The following is a letter sent to the Lycoming County Society for the Prevention of Cruelty to Animals from Mary R. Hockenbrock, about her dog Cosmo, who she adopted from the SPCA in 2008.
Dear Ms. Stryker,
I wanted to give you an update on Cosmo, who I adopted in March of 2008.
Cosmo has had a very touchy last two years. My mother, Cosmo’s grandmother, Beletha June Triplett, came to live with us. Cosmo knew that something was not right with his grandmother and became very protective of her. My mother was brain damaged from an operation and required 24/7 care. For those two years and until her passing on Dec. 6 last year, Grandma became Cosmo’s “baby.” He laid on the bed with her, and actually had to be taken out of the room while we did her daily care and nursing because he wouldn’t let anyone except me get close to her.
I would like to share two short stories about Cosmo with you regarding his grandma.
Every morning Cosmo would get out of my bed and go look into my mom’s room. He then would come to me and we started our daily routine. One morning after I checked on her and went back to the kitchen to start her breakfast, he came running into the kitchen in an excited state and ran back to her room. She was having a seizure! He actually alerted me to this situation.
The second story is a little harder to tell, but I will. During the last week of my mother’s life, Cosmo and I sat with her all day and night even though we had two nurses who were to relieve us – neither Cosmo nor I could leave her. He slept on the floor and I on a chair, and at times with her. The only time we left her was out of necessity.
The day of my mother’s passing was particularly hard on us. We knew she was going to leave, but we didn’t know the time. Again, he would not leave the room, so his meals were brought into the bedroom. One hour before she passed, he got up and circled the bed – I didn’t understand at the time why. He sat down and looked at me. I gave him a pat on his head and told him that it would be OK.
During that hour, he did this twice. At the very end, I kissed my mother on the forehead and told her I loved her, then on the nose and told her I loved her more and then the chin, I would love her forever, I?told her to reach out and take Daddy’s hand he was waiting for her, and she passed. Cosmo left the room while I was turning off the machines and notifying hospice and family.
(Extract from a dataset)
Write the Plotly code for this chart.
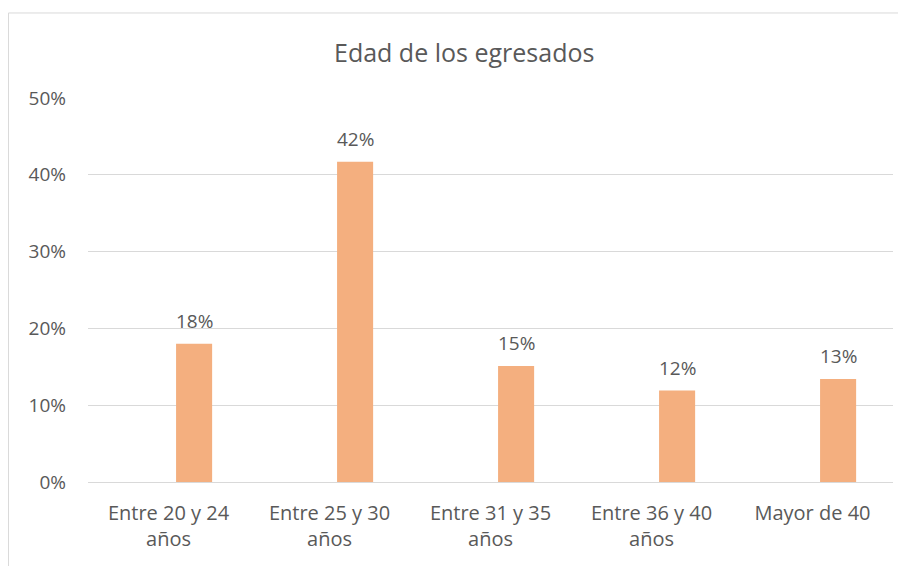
import plotly.graph_objects as go

categorias = ["Entre 20 y 24<br>años", "Entre 25 y 30<br>años", "Entre 31 y 35<br>años",
              "Entre 36 y 40<br>años", "Mayor de 40"]
porcentajes = [0.180, 0.417, 0.151, 0.119, 0.134]

gris_texto = "#595959"
gris_linea = "#d9d9d9"
fuente = "'Open Sans', sans-serif"

fig = go.Figure()
fig.add_trace(go.Bar(
    x=categorias,
    y=porcentajes,
    marker=dict(color="#F4AF7F", line=dict(width=0)),
    width=0.224,
    offset=0.047,
    hoverinfo="x+y",
))

# etiquetas de datos encima de cada barra
etiquetas = [dict(
    x=c, y=v, xref="x", yref="y", text=f"{v:.0%}",
    showarrow=False, xshift=25.5, yshift=8, yanchor="bottom",
    font=dict(size=19, color=gris_texto),
) for c, v in zip(categorias, porcentajes)]

fig.update_layout(
    width=898, height=558,
    margin=dict(l=80, r=13, t=90, b=84),
    paper_bgcolor="white", plot_bgcolor="white",
    font=dict(family=fuente, color=gris_texto),
    showlegend=False,
    annotations=etiquetas + [dict(
        text="Edad de los egresados", x=0.467, y=1.12, xref="paper", yref="paper",
        xanchor="center", yanchor="middle",
        showarrow=False, font=dict(size=25, color=gris_texto),
    )],
    shapes=[dict(
        type="rect", xref="paper", yref="paper",
        x0=-0.0988, x1=1.0149, y0=-0.25, y1=1.2214,
        line=dict(color=gris_linea, width=1), layer="below",
    )],
)

fig.update_xaxes(
    showgrid=False, showline=False, ticks="",
    ticklabelstandoff=17,
    tickfont=dict(size=20, color=gris_texto),
)
fig.update_yaxes(
    range=[0, 0.5], dtick=0.1, tickformat=".0%",
    showgrid=True, gridcolor=gris_linea, gridwidth=1,
    zeroline=True, zerolinecolor=gris_linea, zerolinewidth=1,
    showline=False, ticks="", ticklabelstandoff=21,
    tickfont=dict(size=19, color=gris_texto),
)

fig.write_html("out.html")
During the religious ceremony prior to her leaving, Cosmo sat in her room and watched my daughter-in-law and I prepare my mother’s body for moving to the funeral home.
He never barked while the hospice nurse came and the funeral director who came to take her away.
There is a moral to this story – I know that he felt the presence of my dad who passed away in 2011 in that room waiting for my mother. Cosmo was so humble, and my dad, who was afraid of dogs, actually was not afraid of Cosmo and loved him dearly. Cosmo was and is my saving grace. We were meant to be together and I am so glad that we found each other.
Cosmo had been treated for depression after my mother’s passing – he missed her so much. He is doing better now. It just took a little time and I gave him her little bed pillow to lay his head on.
On March 6, he had an arthrotomy – CrCl debridement and medical meniscal release and right tibial plateau leveling osteotomy.
He is recuperating as I am writing this. Poor little man. Dr. Lewis in Muncy is his attending veterinarian and referred him to Dr. Charles McBrien at the Northeast Veterinary Referral and Emergency Hospital in Plains.
Prior to his surgery, Cosmo developed stress colitis and had a very hard night but the surgery went extremely well. Because of the stress colitis, and the fact that I am a retired trauma nurse, I was asked if I would be comfortable coming to get him on the day of the surgery to take him home.
Not that they did not want to keep him, but the stress colitis was getting the best of him. I brought him home and he had no further problems. He is on a lot of medication and we have our moments when it is time to take it (he is very bull-headed and will clamp his jaw shut). He makes me laugh every time I have to give him his medication because no matter what I do, he knows what is coming – I can’t trick him at all!
The long and short of this – thank you for allowing Cosmo to come into my life. As I stated above, he has been my saving grace for two and a half years and continues to be.